_GOAL:_
Check every line of the material below for the string "chart", and return the ones that have it.
# Start of ENTRIES SUPPLIED
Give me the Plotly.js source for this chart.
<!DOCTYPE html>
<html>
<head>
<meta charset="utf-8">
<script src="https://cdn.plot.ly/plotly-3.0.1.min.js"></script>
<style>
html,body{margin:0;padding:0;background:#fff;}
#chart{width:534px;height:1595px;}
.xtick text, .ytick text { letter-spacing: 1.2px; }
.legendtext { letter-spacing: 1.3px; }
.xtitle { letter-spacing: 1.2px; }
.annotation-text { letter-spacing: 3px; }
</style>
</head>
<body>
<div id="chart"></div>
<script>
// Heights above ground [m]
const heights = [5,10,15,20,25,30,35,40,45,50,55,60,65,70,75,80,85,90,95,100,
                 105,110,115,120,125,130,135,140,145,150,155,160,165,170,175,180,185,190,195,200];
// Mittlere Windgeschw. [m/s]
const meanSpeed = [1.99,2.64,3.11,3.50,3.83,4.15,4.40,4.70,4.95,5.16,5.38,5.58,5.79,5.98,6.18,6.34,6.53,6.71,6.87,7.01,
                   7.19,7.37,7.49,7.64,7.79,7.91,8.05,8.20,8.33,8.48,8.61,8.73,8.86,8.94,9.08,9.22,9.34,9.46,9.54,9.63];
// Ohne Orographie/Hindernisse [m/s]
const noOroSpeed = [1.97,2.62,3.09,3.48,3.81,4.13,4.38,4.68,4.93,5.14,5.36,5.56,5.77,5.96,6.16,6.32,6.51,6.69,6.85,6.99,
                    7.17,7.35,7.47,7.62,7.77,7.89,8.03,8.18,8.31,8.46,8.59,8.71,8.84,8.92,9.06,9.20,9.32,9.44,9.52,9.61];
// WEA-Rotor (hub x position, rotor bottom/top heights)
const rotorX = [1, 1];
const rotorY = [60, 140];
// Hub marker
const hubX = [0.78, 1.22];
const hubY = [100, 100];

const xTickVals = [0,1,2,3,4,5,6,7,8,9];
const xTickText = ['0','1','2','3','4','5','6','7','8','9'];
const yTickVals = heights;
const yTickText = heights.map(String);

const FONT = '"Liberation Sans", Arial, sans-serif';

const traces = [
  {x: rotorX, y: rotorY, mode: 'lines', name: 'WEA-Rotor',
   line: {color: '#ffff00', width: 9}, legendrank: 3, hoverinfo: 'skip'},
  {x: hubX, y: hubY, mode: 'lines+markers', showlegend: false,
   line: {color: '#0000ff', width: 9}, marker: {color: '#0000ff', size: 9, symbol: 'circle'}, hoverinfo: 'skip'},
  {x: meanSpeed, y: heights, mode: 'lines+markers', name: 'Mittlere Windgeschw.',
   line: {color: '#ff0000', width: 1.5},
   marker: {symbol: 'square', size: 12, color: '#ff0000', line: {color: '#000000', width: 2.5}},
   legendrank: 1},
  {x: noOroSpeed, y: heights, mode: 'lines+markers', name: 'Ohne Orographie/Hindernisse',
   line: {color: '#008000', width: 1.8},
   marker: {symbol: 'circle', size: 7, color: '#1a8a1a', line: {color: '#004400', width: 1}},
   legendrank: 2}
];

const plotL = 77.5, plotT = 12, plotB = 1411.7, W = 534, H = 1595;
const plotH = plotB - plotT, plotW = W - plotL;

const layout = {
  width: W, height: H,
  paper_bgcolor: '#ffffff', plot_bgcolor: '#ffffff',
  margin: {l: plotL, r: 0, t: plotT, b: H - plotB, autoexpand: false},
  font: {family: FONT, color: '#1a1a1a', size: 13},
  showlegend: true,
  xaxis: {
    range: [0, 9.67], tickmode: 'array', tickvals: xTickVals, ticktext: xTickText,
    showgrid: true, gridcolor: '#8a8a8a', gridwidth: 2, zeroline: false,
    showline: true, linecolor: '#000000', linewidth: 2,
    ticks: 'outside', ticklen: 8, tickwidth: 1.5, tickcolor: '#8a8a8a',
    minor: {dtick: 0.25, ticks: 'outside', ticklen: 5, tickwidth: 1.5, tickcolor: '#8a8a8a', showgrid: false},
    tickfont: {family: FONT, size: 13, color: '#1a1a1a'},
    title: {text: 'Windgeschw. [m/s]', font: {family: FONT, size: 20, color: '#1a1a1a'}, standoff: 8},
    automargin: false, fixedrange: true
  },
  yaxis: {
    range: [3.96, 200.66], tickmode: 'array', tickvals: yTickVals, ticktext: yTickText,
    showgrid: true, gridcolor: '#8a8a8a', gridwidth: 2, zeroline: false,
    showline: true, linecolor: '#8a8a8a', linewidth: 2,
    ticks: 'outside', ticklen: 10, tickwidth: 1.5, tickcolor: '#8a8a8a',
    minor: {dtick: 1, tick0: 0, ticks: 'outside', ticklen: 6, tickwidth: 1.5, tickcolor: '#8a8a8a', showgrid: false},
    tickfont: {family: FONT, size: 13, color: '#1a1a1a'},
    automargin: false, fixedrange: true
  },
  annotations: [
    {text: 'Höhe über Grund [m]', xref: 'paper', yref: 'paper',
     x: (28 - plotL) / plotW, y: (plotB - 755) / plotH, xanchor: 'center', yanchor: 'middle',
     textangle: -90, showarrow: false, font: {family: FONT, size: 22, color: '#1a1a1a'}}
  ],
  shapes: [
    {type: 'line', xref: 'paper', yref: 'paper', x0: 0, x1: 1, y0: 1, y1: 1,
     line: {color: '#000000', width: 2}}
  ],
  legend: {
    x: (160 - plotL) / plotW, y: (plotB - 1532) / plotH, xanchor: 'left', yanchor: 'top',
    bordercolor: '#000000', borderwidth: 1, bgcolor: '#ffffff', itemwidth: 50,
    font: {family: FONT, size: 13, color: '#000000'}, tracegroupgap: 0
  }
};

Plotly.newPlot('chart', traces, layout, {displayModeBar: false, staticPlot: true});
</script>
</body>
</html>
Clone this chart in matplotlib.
# End of ENTRIES SUPPLIED
_ANSWER TO THE TASK:_
Give me the Plotly.js source for this chart.
#chart{width:534px;height:1595px;}
<div id="chart"></div>
Plotly.newPlot('chart', traces, layout, {displayModeBar: false, staticPlot: true});
Clone this chart in matplotlib.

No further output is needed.